▶ **EXERCISE REQUIREMENTS**
Scan the data below. Pull out each line where "diagram" occurs.

* Start MATERIAL FOR THE TASK *

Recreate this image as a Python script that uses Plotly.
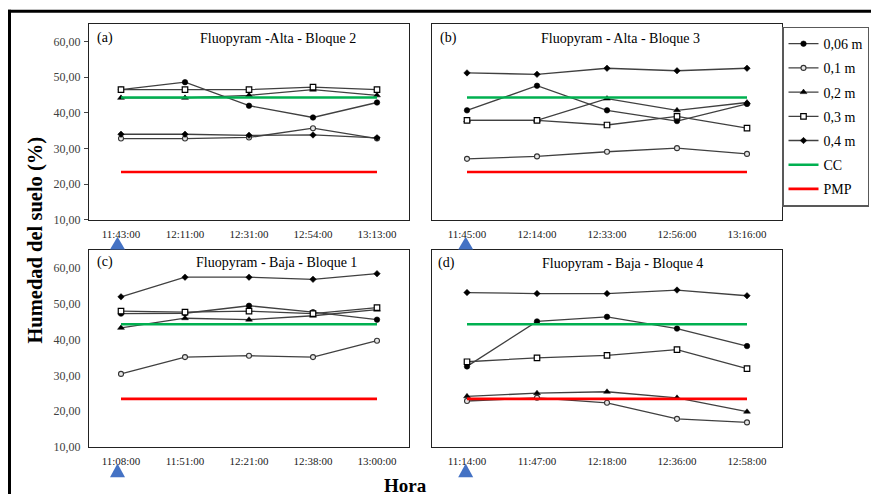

* End MATERIAL FOR THE TASK *
* Start MATERIAL FOR THE TASK *

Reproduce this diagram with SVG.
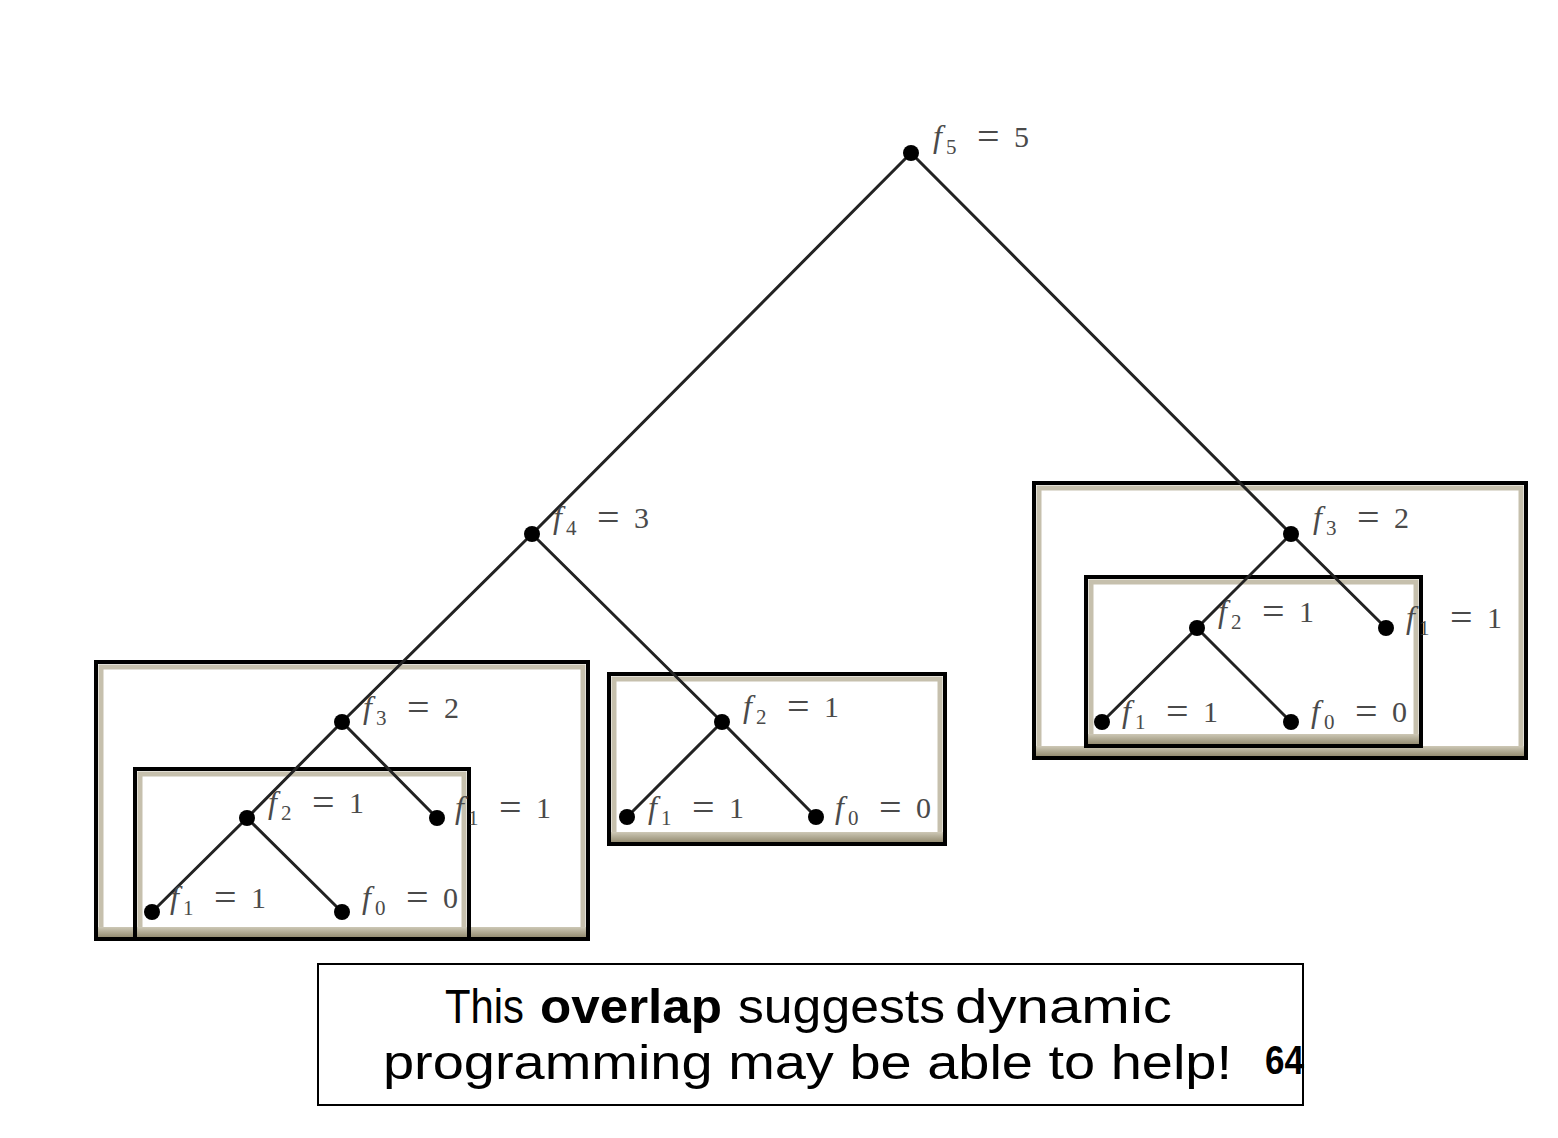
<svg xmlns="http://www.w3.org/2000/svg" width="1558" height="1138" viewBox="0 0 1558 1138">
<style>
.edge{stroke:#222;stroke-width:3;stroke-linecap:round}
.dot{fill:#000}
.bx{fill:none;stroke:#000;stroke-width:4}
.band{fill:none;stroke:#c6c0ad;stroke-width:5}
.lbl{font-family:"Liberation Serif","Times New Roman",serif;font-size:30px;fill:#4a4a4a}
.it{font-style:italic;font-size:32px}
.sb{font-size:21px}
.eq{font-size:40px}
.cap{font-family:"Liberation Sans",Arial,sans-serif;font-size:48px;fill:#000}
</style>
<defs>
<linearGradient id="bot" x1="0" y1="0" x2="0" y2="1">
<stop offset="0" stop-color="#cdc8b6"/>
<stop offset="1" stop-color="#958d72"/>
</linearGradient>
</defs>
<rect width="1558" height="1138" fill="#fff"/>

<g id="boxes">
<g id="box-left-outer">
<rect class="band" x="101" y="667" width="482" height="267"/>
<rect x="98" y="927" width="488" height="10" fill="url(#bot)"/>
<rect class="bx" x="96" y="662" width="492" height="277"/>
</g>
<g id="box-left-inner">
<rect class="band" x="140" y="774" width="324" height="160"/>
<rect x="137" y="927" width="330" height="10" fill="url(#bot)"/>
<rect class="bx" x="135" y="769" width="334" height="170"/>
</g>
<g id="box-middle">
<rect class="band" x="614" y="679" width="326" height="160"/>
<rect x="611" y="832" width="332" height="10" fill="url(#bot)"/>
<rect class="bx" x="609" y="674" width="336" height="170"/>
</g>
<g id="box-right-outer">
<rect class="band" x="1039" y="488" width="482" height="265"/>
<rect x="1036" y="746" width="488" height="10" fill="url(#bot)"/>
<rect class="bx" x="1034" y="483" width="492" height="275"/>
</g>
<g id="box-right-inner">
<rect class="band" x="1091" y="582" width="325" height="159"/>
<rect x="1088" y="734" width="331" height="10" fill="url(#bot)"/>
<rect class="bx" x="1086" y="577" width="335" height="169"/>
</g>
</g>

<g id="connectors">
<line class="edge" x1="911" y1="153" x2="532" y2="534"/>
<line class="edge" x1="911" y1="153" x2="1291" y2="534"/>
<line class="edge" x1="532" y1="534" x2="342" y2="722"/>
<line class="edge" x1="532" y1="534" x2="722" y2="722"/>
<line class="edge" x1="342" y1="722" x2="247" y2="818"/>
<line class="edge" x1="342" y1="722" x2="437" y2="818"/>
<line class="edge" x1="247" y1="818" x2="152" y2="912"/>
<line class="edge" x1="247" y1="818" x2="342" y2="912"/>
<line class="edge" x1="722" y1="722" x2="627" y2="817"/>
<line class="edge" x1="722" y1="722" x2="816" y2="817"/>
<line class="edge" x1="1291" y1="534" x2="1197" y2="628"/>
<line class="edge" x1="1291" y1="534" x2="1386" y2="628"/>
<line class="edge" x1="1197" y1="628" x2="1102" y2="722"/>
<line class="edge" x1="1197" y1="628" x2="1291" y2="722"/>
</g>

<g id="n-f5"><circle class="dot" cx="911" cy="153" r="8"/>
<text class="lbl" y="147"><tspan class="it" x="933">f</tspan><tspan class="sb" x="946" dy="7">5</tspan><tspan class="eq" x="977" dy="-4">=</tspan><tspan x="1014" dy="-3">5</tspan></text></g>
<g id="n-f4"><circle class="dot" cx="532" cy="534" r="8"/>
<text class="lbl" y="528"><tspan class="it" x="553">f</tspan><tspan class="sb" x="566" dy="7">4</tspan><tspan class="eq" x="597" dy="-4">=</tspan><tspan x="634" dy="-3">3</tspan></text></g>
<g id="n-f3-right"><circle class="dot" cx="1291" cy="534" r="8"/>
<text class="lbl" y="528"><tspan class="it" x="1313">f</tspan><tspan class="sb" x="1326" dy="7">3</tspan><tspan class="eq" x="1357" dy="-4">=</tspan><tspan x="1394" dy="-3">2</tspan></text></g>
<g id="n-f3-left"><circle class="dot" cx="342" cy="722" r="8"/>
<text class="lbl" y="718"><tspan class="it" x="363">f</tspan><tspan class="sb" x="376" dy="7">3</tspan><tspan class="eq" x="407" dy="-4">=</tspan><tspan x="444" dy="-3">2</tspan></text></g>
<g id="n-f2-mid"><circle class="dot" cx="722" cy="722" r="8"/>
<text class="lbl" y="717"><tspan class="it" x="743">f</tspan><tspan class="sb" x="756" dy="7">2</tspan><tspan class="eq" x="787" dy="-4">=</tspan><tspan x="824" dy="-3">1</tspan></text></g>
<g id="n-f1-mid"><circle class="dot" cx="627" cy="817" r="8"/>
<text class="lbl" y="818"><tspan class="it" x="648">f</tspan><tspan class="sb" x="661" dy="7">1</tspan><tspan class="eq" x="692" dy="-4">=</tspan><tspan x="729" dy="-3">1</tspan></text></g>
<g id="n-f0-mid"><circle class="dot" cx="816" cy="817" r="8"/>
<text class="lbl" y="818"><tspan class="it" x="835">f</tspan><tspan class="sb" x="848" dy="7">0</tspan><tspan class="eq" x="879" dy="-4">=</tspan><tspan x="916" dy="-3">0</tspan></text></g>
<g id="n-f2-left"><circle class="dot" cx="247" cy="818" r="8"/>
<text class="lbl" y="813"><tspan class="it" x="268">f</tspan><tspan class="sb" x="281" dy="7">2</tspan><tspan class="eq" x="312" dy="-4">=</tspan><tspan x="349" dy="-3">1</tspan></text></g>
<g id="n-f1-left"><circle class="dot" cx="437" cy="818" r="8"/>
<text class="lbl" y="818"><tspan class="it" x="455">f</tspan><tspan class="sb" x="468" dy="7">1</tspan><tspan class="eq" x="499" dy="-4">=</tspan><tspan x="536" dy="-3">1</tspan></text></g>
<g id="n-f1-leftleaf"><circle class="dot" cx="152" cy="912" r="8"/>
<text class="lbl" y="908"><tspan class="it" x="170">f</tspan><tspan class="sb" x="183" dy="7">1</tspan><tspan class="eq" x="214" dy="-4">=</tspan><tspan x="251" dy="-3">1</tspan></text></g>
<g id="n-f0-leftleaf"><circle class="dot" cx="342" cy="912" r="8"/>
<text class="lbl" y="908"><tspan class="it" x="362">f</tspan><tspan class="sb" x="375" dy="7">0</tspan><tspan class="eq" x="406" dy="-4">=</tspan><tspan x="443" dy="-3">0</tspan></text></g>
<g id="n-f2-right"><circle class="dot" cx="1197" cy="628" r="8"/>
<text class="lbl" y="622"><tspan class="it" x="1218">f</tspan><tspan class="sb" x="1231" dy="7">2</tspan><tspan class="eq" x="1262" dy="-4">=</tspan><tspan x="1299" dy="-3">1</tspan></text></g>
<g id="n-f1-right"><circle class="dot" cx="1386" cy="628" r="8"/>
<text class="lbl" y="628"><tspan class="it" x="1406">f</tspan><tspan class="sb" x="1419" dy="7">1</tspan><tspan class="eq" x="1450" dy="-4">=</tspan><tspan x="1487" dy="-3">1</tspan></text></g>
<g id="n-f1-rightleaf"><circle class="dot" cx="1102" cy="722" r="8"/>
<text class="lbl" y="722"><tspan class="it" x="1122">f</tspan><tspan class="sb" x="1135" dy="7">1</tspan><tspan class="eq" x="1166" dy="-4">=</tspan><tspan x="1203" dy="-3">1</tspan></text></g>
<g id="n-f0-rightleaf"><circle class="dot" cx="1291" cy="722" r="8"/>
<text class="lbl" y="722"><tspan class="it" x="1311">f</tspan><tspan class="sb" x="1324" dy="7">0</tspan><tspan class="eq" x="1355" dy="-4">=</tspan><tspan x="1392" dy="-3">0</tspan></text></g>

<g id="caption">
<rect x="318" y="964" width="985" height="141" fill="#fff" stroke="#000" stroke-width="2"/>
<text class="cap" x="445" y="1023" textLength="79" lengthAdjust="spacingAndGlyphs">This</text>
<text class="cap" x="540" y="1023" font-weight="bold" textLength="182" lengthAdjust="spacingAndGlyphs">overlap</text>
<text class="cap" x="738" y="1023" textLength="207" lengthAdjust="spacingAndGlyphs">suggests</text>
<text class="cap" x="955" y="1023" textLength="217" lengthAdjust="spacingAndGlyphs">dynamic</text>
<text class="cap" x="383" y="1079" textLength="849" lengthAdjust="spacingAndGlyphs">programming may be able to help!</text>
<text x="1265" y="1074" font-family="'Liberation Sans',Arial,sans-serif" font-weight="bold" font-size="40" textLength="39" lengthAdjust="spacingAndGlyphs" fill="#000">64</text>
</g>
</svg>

* End MATERIAL FOR THE TASK *
* Start MATERIAL FOR THE TASK *

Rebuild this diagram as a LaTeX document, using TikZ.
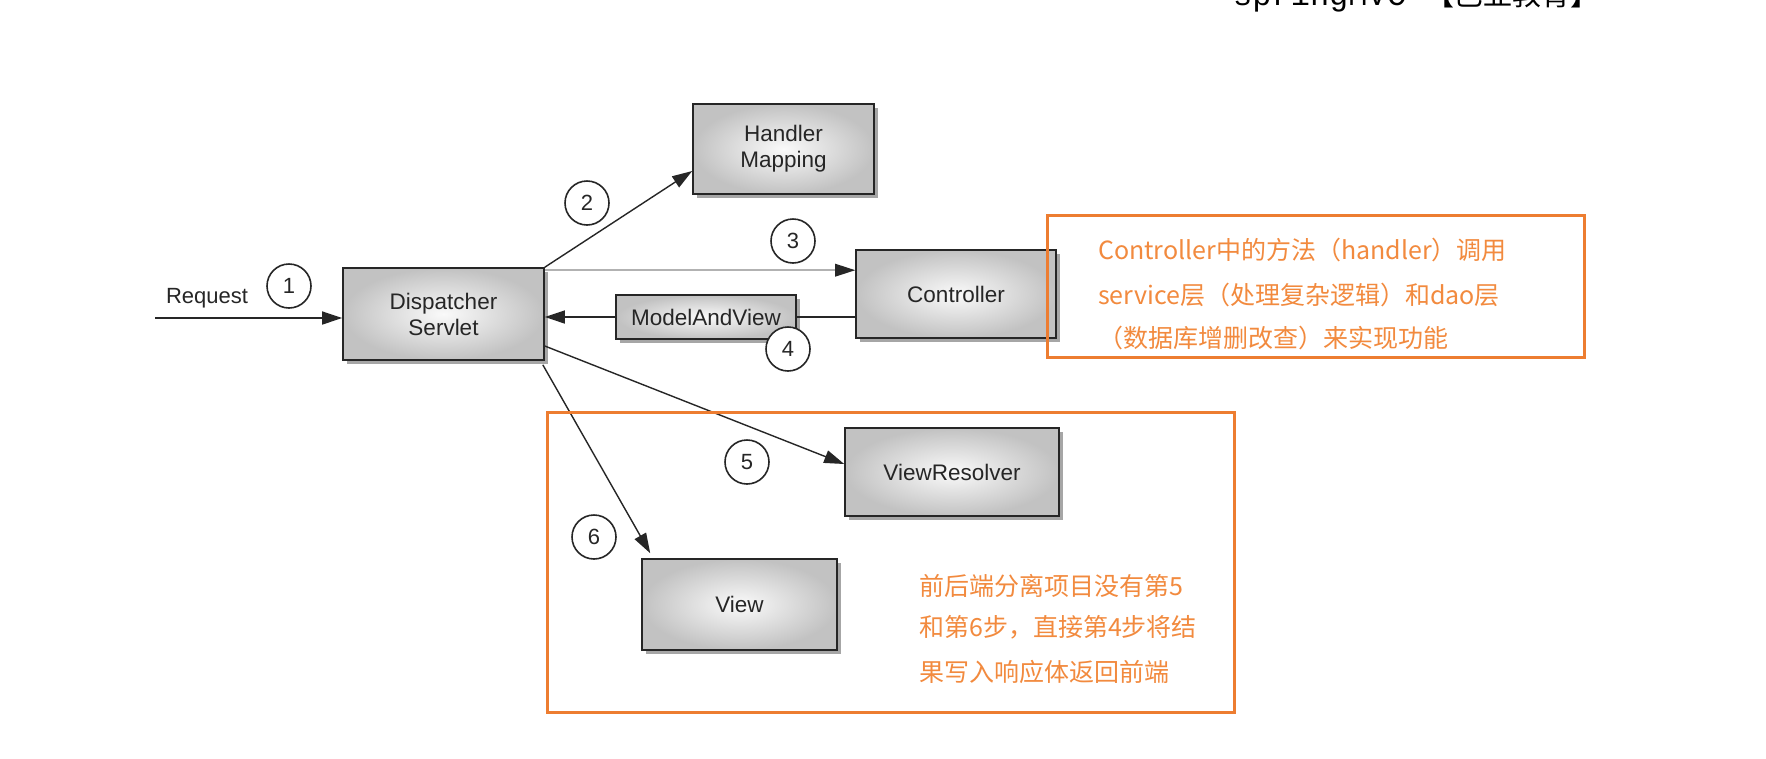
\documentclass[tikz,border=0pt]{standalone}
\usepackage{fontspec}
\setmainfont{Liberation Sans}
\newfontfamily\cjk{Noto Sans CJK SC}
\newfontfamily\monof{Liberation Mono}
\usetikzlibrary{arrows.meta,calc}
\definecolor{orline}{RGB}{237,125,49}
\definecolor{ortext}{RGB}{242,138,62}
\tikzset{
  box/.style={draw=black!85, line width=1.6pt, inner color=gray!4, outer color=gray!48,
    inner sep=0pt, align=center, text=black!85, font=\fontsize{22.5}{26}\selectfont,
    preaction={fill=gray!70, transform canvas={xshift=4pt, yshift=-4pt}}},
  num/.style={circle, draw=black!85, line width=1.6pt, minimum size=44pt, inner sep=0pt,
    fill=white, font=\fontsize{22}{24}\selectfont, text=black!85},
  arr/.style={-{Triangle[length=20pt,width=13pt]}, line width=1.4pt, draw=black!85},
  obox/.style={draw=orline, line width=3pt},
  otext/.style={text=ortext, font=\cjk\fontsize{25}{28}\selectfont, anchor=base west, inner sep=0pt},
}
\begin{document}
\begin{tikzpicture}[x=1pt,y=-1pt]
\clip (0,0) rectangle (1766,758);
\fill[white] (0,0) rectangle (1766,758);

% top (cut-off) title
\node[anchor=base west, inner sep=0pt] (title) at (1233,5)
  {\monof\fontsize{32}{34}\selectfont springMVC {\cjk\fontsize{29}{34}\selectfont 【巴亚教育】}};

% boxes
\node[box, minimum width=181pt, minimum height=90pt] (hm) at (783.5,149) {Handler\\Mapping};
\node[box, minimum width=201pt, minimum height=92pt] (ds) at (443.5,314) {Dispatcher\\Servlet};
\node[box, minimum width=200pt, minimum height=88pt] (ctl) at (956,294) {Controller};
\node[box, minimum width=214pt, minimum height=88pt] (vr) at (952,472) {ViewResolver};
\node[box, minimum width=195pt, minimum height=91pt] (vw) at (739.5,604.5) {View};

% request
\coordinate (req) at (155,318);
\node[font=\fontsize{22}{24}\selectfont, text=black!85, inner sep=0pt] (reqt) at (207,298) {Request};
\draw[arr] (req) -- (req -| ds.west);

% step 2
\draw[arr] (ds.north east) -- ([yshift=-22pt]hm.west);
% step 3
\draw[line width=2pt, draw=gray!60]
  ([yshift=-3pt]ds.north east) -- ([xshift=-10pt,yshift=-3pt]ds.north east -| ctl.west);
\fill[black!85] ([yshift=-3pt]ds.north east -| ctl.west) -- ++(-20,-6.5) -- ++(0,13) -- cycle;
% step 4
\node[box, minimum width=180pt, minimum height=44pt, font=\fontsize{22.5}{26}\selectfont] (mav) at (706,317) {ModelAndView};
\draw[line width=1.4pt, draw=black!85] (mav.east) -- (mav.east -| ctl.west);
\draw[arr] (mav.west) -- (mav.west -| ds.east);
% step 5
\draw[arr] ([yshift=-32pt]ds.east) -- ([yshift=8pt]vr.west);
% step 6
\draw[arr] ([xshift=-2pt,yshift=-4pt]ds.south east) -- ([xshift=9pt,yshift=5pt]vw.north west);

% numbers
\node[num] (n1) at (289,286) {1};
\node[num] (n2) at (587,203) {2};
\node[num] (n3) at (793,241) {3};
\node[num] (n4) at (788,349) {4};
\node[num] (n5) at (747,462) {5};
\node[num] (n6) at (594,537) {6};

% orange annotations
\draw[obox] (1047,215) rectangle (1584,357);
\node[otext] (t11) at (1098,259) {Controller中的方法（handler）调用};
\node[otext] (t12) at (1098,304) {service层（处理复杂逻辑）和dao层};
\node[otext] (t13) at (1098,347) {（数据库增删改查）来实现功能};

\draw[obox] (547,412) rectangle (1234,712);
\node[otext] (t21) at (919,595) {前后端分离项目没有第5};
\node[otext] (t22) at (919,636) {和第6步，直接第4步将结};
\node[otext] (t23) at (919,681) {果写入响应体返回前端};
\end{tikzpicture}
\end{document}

* End MATERIAL FOR THE TASK *

▶ **WRITTEN SOLUTION**
Reproduce this diagram with SVG.
Rebuild this diagram as a LaTeX document, using TikZ.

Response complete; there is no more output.